Up to and including the line with "const tDash = beforeRolloverT[beforeRolloverT.length", reproduce the listing below exactly, beginning at its first line.

» **RECORDED INFORMATION**
Begin

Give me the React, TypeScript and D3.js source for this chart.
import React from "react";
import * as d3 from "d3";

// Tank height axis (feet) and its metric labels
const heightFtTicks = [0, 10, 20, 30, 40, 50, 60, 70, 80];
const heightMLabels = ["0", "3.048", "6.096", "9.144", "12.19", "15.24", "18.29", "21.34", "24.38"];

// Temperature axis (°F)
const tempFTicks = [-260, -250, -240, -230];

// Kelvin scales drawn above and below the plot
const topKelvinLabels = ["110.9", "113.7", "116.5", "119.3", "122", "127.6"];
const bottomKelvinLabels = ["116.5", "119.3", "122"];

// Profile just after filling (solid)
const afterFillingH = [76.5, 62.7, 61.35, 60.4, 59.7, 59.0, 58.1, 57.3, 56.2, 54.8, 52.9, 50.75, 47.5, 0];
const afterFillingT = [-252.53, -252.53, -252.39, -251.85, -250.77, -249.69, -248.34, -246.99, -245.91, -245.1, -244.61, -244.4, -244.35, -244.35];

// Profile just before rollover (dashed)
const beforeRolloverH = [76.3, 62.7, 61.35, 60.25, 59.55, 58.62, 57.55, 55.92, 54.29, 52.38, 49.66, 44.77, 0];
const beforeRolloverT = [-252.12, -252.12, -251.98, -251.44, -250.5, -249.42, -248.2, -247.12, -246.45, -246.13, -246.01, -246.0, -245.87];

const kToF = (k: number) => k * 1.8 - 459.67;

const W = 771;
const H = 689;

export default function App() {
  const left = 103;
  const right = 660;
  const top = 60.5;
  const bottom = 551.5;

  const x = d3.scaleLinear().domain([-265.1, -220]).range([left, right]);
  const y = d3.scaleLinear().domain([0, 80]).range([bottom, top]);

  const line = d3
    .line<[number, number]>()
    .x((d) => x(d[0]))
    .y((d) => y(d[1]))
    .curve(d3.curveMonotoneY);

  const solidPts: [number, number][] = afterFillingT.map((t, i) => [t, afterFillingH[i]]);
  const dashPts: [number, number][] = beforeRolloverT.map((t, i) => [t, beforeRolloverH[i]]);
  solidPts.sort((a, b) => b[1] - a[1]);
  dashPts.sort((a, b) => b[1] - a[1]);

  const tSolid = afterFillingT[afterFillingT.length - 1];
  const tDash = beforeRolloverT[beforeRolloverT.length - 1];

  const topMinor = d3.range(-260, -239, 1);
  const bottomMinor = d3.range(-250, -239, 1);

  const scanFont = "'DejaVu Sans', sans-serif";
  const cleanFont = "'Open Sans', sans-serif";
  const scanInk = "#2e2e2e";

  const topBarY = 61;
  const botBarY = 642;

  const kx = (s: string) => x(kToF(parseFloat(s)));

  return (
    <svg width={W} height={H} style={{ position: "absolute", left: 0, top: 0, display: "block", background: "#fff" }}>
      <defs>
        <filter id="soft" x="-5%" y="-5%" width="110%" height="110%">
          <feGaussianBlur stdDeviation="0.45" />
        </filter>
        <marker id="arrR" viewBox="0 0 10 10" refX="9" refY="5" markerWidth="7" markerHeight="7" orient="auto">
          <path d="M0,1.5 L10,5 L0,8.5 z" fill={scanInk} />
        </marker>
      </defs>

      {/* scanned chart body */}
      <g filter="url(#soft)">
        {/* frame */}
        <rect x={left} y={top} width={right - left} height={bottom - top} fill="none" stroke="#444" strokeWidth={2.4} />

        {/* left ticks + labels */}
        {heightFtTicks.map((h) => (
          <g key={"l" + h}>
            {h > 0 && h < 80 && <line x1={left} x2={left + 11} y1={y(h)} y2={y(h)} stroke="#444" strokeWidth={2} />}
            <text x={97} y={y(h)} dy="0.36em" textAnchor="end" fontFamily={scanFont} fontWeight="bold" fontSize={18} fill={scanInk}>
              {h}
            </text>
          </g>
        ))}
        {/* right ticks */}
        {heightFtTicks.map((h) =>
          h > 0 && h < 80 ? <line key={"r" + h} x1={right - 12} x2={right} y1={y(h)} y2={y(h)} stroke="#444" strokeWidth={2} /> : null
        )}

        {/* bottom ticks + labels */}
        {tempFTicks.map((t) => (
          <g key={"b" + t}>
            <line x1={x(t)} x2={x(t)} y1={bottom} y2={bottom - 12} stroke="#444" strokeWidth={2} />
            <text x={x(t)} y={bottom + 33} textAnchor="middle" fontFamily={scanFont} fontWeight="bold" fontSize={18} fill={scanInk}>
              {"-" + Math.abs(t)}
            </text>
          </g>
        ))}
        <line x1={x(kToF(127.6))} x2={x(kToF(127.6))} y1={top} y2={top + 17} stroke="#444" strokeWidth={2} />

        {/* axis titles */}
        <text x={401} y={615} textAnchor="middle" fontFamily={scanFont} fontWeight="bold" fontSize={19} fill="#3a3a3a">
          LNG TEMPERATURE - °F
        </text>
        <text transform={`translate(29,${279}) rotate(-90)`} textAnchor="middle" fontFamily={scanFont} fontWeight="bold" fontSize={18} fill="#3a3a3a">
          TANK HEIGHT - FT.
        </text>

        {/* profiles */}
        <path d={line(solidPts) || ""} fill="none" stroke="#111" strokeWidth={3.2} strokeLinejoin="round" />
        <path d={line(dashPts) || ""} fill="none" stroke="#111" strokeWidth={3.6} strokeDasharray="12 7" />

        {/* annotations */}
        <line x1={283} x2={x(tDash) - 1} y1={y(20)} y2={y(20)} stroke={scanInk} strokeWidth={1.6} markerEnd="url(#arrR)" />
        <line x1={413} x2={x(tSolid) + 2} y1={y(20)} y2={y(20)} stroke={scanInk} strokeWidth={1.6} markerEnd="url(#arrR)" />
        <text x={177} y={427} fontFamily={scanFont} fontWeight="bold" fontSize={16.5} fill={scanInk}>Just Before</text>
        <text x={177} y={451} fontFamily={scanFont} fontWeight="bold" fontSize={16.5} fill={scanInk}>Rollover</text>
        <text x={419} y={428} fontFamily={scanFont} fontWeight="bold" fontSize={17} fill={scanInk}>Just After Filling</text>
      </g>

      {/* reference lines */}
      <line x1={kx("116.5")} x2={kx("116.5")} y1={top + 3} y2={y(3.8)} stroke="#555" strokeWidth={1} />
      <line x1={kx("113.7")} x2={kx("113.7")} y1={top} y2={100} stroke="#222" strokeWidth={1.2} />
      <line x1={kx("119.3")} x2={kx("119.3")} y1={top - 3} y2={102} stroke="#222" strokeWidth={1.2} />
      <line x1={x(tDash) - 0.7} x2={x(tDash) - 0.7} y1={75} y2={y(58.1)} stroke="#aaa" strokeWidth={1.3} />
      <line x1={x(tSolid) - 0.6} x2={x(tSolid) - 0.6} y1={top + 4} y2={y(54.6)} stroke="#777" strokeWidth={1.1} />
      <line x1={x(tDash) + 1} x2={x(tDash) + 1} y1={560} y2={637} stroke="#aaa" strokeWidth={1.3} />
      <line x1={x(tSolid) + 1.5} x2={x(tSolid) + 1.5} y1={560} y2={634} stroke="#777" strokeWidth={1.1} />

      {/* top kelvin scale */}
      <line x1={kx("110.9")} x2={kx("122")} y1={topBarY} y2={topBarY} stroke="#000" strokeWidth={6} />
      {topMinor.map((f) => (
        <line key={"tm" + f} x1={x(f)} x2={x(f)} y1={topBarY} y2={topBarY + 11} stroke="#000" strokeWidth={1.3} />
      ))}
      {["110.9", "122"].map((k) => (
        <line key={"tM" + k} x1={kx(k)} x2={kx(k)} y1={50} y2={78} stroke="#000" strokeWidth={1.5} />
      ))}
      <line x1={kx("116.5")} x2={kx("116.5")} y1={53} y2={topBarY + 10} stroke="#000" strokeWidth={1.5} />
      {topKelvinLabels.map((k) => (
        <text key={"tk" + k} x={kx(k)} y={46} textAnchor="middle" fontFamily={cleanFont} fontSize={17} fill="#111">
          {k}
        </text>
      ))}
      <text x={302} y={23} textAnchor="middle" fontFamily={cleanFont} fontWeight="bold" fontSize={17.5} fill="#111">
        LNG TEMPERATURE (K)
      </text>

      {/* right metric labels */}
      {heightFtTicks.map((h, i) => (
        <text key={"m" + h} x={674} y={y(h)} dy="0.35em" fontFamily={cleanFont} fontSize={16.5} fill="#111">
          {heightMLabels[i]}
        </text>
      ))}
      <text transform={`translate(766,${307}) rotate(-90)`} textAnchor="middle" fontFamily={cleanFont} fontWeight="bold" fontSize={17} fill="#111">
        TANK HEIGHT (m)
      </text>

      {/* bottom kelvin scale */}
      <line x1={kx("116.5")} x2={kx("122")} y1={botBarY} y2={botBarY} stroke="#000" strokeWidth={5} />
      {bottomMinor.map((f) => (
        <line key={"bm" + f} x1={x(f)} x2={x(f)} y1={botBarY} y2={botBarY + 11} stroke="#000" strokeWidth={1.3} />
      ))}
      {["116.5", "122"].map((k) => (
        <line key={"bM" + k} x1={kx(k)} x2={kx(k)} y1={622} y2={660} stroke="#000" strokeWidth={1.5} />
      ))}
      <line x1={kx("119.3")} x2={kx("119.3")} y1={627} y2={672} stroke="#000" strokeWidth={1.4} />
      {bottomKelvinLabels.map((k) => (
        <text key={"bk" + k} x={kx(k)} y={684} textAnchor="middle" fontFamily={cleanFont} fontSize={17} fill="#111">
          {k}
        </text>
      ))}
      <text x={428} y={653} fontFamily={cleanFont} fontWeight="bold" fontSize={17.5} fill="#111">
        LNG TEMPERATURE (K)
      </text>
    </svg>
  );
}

End

» **THE RESULT**
Give me the React, TypeScript and D3.js source for this chart.
import React from "react";
import * as d3 from "d3";

// Tank height axis (feet) and its metric labels
const heightFtTicks = [0, 10, 20, 30, 40, 50, 60, 70, 80];
const heightMLabels = ["0", "3.048", "6.096", "9.144", "12.19", "15.24", "18.29", "21.34", "24.38"];

// Temperature axis (°F)
const tempFTicks = [-260, -250, -240, -230];

// Kelvin scales drawn above and below the plot
const topKelvinLabels = ["110.9", "113.7", "116.5", "119.3", "122", "127.6"];
const bottomKelvinLabels = ["116.5", "119.3", "122"];

// Profile just after filling (solid)
const afterFillingH = [76.5, 62.7, 61.35, 60.4, 59.7, 59.0, 58.1, 57.3, 56.2, 54.8, 52.9, 50.75, 47.5, 0];
const afterFillingT = [-252.53, -252.53, -252.39, -251.85, -250.77, -249.69, -248.34, -246.99, -245.91, -245.1, -244.61, -244.4, -244.35, -244.35];

// Profile just before rollover (dashed)
const beforeRolloverH = [76.3, 62.7, 61.35, 60.25, 59.55, 58.62, 57.55, 55.92, 54.29, 52.38, 49.66, 44.77, 0];
const beforeRolloverT = [-252.12, -252.12, -251.98, -251.44, -250.5, -249.42, -248.2, -247.12, -246.45, -246.13, -246.01, -246.0, -245.87];

const kToF = (k: number) => k * 1.8 - 459.67;

const W = 771;
const H = 689;

export default function App() {
  const left = 103;
  const right = 660;
  const top = 60.5;
  const bottom = 551.5;

  const x = d3.scaleLinear().domain([-265.1, -220]).range([left, right]);
  const y = d3.scaleLinear().domain([0, 80]).range([bottom, top]);

  const line = d3
    .line<[number, number]>()
    .x((d) => x(d[0]))
    .y((d) => y(d[1]))
    .curve(d3.curveMonotoneY);

  const solidPts: [number, number][] = afterFillingT.map((t, i) => [t, afterFillingH[i]]);
  const dashPts: [number, number][] = beforeRolloverT.map((t, i) => [t, beforeRolloverH[i]]);
  solidPts.sort((a, b) => b[1] - a[1]);
  dashPts.sort((a, b) => b[1] - a[1]);

  const tSolid = afterFillingT[afterFillingT.length - 1];
  const tDash = beforeRolloverT[beforeRolloverT.length - 1];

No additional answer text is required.